Henkjan Honing has tested this eminently reasonable idea, and in his book, The Evolving Animal Orchestra, he reports back. He details his disappointment, frustration and downright failure with such wit, humility and a love of the chase that any young person reading it will surely want to run away to become a cognitive scientist.

No culture has yet been found that doesn’t have music, and all music shares certain universal characteristics: melodies composed of seven or fewer discrete pitches; a regular beat; a limited sequence of rhythmic patterns. All this would suggest a biological basis for musicality.

A bird flies with regular beats of its wings.
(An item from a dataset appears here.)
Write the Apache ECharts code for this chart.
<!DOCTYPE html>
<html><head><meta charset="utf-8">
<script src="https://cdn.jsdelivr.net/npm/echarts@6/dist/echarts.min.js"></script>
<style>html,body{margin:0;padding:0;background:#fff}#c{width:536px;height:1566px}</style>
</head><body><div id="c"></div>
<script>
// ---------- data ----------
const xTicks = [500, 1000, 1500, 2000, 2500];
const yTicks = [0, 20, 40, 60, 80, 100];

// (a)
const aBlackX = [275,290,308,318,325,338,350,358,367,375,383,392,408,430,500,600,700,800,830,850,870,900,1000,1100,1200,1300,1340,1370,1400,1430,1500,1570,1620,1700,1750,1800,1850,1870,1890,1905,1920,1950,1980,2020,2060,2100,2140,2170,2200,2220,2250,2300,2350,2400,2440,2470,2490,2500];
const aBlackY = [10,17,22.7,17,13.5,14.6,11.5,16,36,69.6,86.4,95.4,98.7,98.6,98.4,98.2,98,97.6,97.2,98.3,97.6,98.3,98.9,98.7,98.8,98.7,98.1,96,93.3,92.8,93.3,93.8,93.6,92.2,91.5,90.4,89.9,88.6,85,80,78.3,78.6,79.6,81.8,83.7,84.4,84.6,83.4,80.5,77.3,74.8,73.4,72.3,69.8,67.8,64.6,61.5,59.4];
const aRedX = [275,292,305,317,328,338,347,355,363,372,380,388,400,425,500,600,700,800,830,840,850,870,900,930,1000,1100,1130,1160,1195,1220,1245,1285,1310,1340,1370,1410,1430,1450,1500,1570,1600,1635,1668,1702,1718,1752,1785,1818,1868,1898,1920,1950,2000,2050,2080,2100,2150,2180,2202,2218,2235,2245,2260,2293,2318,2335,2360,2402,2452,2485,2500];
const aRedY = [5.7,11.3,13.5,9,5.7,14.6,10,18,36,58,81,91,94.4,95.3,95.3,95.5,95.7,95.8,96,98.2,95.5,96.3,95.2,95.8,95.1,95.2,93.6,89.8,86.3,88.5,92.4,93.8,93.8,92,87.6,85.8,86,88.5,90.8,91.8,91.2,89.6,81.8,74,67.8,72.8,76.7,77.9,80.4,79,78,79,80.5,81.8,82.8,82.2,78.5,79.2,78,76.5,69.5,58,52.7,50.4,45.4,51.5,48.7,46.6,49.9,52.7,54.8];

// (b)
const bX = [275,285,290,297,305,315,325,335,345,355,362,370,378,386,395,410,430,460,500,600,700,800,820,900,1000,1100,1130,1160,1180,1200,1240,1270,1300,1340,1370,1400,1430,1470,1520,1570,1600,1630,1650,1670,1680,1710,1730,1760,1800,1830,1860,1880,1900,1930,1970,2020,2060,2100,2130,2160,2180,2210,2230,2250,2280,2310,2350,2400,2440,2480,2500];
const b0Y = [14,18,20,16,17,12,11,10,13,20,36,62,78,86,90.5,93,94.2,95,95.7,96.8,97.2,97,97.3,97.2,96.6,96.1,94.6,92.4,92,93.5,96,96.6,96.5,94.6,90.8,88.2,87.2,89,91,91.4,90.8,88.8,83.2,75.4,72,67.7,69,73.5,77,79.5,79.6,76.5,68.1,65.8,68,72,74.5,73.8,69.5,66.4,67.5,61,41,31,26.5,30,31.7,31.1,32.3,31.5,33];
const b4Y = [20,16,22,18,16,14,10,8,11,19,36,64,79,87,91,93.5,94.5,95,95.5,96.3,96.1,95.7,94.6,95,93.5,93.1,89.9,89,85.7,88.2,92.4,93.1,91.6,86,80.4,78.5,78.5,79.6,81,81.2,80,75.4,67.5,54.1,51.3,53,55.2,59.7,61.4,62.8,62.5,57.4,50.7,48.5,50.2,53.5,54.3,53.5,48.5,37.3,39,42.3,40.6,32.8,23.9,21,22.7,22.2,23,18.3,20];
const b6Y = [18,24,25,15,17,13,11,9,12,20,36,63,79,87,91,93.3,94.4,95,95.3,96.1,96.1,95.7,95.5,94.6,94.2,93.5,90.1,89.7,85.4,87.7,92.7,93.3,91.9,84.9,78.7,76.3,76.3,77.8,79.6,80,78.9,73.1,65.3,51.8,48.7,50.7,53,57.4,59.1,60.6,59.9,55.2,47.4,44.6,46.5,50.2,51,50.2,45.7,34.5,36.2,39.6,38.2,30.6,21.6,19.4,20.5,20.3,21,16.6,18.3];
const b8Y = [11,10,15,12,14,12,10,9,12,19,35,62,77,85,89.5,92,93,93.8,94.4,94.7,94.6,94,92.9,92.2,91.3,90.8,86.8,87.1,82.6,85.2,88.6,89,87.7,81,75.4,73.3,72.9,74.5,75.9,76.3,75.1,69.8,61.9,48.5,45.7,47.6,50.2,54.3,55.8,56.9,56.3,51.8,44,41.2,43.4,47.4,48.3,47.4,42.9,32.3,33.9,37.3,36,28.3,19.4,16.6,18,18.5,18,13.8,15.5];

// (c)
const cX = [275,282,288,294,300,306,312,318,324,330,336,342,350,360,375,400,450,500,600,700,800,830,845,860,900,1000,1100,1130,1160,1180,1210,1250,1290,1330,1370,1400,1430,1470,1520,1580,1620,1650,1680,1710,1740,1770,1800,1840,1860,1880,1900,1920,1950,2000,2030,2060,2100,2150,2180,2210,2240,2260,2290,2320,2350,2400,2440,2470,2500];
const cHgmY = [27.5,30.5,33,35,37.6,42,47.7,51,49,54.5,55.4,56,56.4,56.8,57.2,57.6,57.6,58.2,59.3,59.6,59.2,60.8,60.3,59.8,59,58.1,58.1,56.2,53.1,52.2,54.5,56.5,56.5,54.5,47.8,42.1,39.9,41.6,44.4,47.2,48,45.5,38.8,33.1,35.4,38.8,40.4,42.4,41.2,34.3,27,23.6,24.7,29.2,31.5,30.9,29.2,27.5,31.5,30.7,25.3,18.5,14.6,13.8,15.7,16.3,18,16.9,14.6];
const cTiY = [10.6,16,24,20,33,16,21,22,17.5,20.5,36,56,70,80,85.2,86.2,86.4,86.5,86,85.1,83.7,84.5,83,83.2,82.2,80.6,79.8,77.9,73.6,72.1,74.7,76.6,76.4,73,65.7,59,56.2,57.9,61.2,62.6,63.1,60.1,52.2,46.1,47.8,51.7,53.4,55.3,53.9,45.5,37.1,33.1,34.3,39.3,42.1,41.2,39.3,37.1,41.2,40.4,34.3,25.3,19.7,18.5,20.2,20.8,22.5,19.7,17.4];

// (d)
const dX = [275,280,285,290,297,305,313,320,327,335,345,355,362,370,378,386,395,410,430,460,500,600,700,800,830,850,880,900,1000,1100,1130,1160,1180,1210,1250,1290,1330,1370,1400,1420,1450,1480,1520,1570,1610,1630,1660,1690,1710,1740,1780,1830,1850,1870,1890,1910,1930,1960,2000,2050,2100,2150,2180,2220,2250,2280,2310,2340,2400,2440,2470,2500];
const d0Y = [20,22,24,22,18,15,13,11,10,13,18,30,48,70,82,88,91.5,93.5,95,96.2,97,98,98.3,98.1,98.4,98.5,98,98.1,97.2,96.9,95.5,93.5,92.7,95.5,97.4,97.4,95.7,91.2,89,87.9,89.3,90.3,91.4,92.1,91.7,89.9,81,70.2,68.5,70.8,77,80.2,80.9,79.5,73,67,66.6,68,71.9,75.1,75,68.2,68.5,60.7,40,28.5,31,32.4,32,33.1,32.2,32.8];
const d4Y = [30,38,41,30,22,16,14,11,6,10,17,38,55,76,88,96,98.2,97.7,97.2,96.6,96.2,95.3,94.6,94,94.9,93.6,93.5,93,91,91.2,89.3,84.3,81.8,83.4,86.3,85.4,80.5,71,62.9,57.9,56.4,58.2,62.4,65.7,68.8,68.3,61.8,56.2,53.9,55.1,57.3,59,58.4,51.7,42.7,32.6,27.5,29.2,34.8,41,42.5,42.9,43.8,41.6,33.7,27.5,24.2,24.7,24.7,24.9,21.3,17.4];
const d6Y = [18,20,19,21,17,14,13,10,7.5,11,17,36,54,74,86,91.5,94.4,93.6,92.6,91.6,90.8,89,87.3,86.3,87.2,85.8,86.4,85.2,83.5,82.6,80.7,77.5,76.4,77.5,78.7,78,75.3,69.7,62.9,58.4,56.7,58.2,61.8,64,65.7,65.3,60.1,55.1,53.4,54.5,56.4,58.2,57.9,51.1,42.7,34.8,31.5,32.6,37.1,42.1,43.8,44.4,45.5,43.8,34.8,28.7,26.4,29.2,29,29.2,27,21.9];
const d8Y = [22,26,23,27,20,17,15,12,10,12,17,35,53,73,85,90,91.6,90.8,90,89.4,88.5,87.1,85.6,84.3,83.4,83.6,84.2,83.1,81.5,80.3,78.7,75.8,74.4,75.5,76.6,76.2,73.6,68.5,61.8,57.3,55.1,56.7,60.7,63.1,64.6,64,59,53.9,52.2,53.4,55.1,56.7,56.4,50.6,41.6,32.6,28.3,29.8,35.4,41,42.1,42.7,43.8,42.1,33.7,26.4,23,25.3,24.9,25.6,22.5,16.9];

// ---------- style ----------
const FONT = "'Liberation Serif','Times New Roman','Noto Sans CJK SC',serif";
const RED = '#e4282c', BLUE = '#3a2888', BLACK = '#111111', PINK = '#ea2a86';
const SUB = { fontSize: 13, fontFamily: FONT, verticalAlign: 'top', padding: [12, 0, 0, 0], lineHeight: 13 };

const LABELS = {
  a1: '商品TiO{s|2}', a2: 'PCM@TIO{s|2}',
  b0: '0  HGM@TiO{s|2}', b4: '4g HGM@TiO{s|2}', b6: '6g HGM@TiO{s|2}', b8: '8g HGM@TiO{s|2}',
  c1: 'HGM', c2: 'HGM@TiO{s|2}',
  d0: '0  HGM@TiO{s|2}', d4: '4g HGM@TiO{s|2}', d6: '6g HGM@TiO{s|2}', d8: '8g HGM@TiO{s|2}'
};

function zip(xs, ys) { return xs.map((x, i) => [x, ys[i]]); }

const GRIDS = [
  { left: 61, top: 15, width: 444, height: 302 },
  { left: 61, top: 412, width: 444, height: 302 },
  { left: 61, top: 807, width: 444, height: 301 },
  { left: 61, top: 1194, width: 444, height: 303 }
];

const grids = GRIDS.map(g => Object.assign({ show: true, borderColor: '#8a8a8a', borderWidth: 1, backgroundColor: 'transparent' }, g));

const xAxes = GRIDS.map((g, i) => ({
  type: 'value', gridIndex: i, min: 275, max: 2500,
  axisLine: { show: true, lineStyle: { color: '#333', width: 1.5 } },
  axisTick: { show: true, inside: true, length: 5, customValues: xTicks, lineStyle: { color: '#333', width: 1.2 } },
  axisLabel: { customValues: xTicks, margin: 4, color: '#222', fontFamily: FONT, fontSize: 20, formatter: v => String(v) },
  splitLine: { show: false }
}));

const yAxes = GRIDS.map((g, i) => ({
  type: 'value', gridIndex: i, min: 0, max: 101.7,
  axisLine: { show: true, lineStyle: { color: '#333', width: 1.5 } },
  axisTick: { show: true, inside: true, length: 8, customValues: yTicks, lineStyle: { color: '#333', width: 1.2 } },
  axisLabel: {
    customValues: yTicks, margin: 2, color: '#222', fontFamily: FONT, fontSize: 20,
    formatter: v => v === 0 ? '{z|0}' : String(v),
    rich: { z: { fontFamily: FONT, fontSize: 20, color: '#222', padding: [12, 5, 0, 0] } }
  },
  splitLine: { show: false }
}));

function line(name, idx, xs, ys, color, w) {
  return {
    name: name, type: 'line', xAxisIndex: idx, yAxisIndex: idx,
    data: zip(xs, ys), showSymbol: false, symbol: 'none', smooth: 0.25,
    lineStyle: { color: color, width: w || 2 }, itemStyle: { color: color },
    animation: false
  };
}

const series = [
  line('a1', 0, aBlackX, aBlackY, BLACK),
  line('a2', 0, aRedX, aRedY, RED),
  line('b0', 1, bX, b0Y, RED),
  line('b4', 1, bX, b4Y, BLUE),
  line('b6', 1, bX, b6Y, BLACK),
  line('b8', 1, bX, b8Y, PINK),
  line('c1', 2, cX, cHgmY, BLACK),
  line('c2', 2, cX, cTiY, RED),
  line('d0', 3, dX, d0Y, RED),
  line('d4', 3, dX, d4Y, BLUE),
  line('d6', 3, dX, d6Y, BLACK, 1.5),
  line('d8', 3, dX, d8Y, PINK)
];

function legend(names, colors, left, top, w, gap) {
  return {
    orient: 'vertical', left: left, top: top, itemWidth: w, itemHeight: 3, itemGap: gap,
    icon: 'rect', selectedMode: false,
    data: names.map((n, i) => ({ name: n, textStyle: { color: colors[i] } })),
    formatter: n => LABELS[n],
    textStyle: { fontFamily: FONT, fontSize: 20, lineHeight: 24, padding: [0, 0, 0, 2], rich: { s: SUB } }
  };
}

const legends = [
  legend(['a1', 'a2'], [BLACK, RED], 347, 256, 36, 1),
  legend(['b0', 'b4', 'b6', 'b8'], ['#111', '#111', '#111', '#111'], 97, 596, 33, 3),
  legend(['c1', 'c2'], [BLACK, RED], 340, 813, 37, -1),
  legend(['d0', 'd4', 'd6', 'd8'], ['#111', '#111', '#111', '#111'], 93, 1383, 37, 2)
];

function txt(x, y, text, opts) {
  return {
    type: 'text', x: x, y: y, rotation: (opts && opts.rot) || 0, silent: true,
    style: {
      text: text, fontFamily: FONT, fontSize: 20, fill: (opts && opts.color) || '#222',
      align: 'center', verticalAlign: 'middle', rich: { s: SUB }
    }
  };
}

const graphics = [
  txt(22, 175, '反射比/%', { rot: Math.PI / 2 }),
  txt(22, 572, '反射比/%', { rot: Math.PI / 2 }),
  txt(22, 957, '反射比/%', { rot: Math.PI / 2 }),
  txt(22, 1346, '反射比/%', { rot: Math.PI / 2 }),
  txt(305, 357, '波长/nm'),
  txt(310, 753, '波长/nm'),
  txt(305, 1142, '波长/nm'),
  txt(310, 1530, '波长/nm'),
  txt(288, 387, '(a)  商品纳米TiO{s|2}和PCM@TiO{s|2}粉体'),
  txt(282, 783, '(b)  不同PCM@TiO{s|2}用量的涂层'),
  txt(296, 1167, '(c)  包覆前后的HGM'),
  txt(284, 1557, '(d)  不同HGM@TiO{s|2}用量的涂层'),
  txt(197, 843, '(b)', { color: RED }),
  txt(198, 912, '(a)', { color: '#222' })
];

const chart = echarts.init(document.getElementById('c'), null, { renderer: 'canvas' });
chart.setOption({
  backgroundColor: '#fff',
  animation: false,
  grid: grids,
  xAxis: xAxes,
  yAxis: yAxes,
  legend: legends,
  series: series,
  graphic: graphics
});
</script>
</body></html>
Animals walk with a particular rhythm. So you might expect beat perception to be present in everything that doesn’t want to falter when moving. But it isn’t. Honing describes experiments that demonstrate conclusively that we are the only primates with a sense of rhythm, possibly deriving from advanced beat perception.

Only strongly social animals, he writes, from songbirds and parrots to elephants and humans, have beat perception. What if musicality was acquired by all prosocial species through a process of convergent evolution? Like some other cognitive scientists, Honing now wonders whether language might derive from music, in a similar way to how reading uses much older neural structures that recognise contrast and sharp corners.

Honing must now test this exciting hypothesis. And if The Evolving Animal Orchestra is how he responds to disappointment, I can’t wait to see what he makes of success.